Reputation: 458
If a value occurs more than two times in a column I want to drop every row that it occurs in.
The input df would look like:
Name Num
X 1
X 2
Y 3
Y 4
X 5
The output df would look like:
Name Num
Y 3
Y 4
I know it is possible to remove duplicates, but that only works if I want to remove the first or last duplicate that is found, not the nth duplicate.
df = df.drop_duplicates(subset = ['Name'], drop='third')
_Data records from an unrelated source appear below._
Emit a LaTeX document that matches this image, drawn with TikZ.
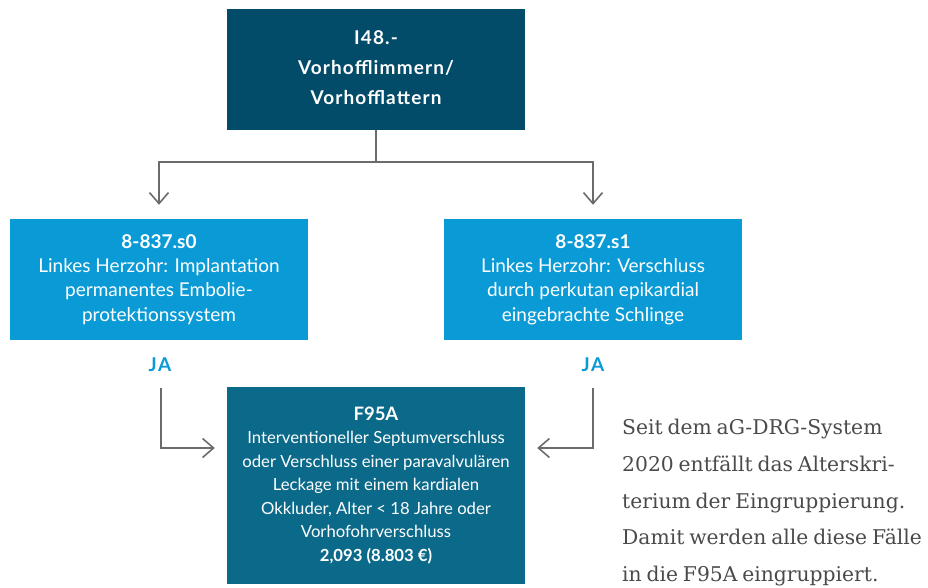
\documentclass[tikz,border=0pt]{standalone}
\usepackage{fontspec}
\setmainfont{Lato}
\newfontfamily\serifnote[WordSpace=0.75]{DejaVu Serif}
\usetikzlibrary{arrows.meta}
\definecolor{topc}{HTML}{024B69}
\definecolor{lightc}{HTML}{0A9BD7}
\definecolor{botc}{HTML}{0B6A8A}
\definecolor{linec}{HTML}{6B6B6B}
\definecolor{notec}{HTML}{4A4A4A}
\tikzset{
  box/.style={fill=#1, text=white, minimum width=298pt, inner sep=0pt, align=center, anchor=center},
  conn/.style={draw=linec, line width=1.6pt},
  arr/.style={conn, -{Straight Barb[length=11pt,width=19pt,line width=1.6pt]}},
  jalabel/.style={text=lightc, font=\fontsize{19}{22}\selectfont\bfseries\addfontfeature{LetterSpace=8}, inner sep=0pt},
}
\begin{document}
\begin{tikzpicture}[x=1pt,y=-1pt]
\useasboundingbox (0,0) rectangle (928,588);
\node[box=topc, minimum height=121pt, font=\fontsize{19}{30}\selectfont\bfseries\addfontfeature{LetterSpace=6}] (top) at (376,69.5)
  {I48.-\\Vorhofflimmern/\\Vorhofflattern\vphantom{g}};
\node[box=lightc, minimum height=121pt, font=\fontsize{19}{24.3}\selectfont] (left) at (159,279.5)
  {\textbf{8-837.s0}\\Linkes Herzohr: Implantation\\permanentes Embolie-\\protektionssystem};
\node[box=lightc, minimum height=121pt, font=\fontsize{19}{24.3}\selectfont] (right) at (593,279.5)
  {\textbf{8-837.s1}\\Linkes Herzohr: Verschluss\\durch perkutan epikardial\\eingebrachte Schlinge};
\node[box=botc, minimum height=197pt, font=\fontsize{16.7}{23.5}\selectfont] (bottom) at (376,485.5)
  {\textbf{\fontsize{18.5}{23.5}\selectfont F95A}\\Interventioneller Septumverschluss\\oder Verschluss einer paravalvulären\\Leckage mit einem kardialen\\Okkluder, Alter < 18 Jahre oder\\Vorhofohrverschluss\\\textbf{2,093 (8.803 €)}};
\node[jalabel] (ja1) at (160,365) {JA};
\node[jalabel] (ja2) at (593,365) {JA};
\node[anchor=north west, inner sep=0pt, align=left, text=notec, font=\serifnote\fontsize{20.3}{36.7}\selectfont] (note) at (622,419)
  {Seit dem aG-DRG-System\\2020 entfällt das Alterskri-\\terium der Eingruppierung.\\Damit werden alle diese Fälle\\in die F95A eingruppiert.};
\coordinate (hub) at (376,162);
\draw[conn] (top.south) -- (hub);
\draw[arr, shorten >=14pt] (hub) -| (left.north);
\draw[arr, shorten >=14pt] (hub) -| (right.north);
\draw[arr, shorten <=16pt, shorten >=12pt] ([xshift=1pt]ja1.south) |- ([yshift=37.5pt]bottom.west);
\draw[arr, shorten <=16pt, shorten >=12pt] (ja2.south) |- ([yshift=37.5pt]bottom.east);
\end{tikzpicture}
\end{document}
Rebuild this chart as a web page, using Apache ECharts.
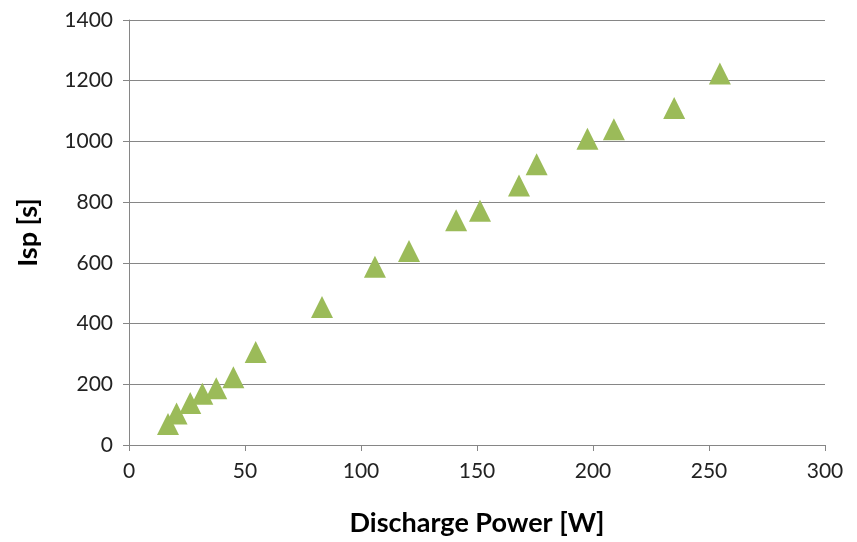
<!DOCTYPE html>
<html>
<head>
<meta charset="utf-8">
<script src="https://cdn.jsdelivr.net/npm/echarts@6/dist/echarts.min.js"></script>
<style>
  html, body { margin: 0; padding: 0; background: #fff; }
  #chart { width: 857px; height: 542px; }
</style>
</head>
<body>
<div id="chart"></div>
<script>
// discharge power [W] and specific impulse [s]
const power = [16.8, 20.5, 26.4, 31.6, 37.6, 45, 54.6, 83.2, 106, 120.7, 141, 151.3, 168.1, 175.7, 197.6, 209, 235, 254.7];
const isp = [69, 104, 138, 169, 187, 223, 306, 455, 587, 639, 740, 772, 855, 925, 1009, 1040, 1110, 1224];

const points = power.map((p, i) => [p, isp[i]]);

const font = 'Lato, "Open Sans", sans-serif';
const gray = '#868686';

const myChart = echarts.init(document.getElementById('chart'));

const option = {
  animation: false,
  grid: {
    left: 129,
    right: 32,
    top: 20,
    bottom: 97
  },
  xAxis: {
    type: 'value',
    min: 0,
    max: 300,
    interval: 50,
    name: 'Discharge Power [W]',
    nameLocation: 'middle',
    nameGap: 65,
    nameTextStyle: { fontFamily: font, fontSize: 27, fontWeight: 'bold', color: '#000' },
    axisLine: { show: true, lineStyle: { color: gray, width: 1 } },
    axisTick: { show: true, length: 6, lineStyle: { color: gray } },
    axisLabel: { fontFamily: font, fontSize: 21, color: '#222', margin: 16, formatter: v => String(v) },
    splitLine: { show: false }
  },
  yAxis: {
    type: 'value',
    min: 0,
    max: 1400,
    interval: 200,
    name: 'Isp [s]',
    nameLocation: 'middle',
    nameGap: 87,
    nameTextStyle: { fontFamily: font, fontSize: 27, fontWeight: 'bold', color: '#000' },
    axisLine: { show: true, lineStyle: { color: gray, width: 1 } },
    axisTick: { show: true, length: 6, lineStyle: { color: gray } },
    axisLabel: { fontFamily: font, fontSize: 21, color: '#222', margin: 16, formatter: v => String(v) },
    splitLine: { show: true, lineStyle: { color: gray, width: 1 } }
  },
  series: [
    {
      type: 'scatter',
      data: points,
      symbol: 'triangle',
      symbolSize: [22, 22],
      itemStyle: { color: '#9BBB59', opacity: 1 }
    }
  ]
};

myChart.setOption(option);
</script>
</body>
</html>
This code is completely wrong but it helps explain what I was trying to do.
Upvotes: 0
Views: 164
Reputation: 862571
Use GroupBy.cumcount
for counter and filter all values less like 2
:
df1 = df[df.groupby('Name').cumcount() < 3]
print (df1)
Name Num
0 X 1
1 X 2
2 Y 3
3 Y 4
Detail:
print (df.groupby('Name').cumcount())
0 0
1 1
2 0
3 1
4 2
dtype: int64
EDIT
Filter by GroupBy.transform
and GroupBy.size
:
df1 = df[df.groupby('Name')['Num'].transform('size') < 3]
print (df1)
Name Num
2 Y 3
3 Y 4
Upvotes: 4
Reputation: 323226
Using head
df.groupby('Name').head(2)
Out[375]:
Name Num
0 X 1
1 X 2
2 Y 3
3 Y 4
s=df.groupby('Name').size()<=2
df.loc[df.Name.isin(s[s].index)]
Out[380]:
Name Num
2 Y 3
3 Y 4
Upvotes: 4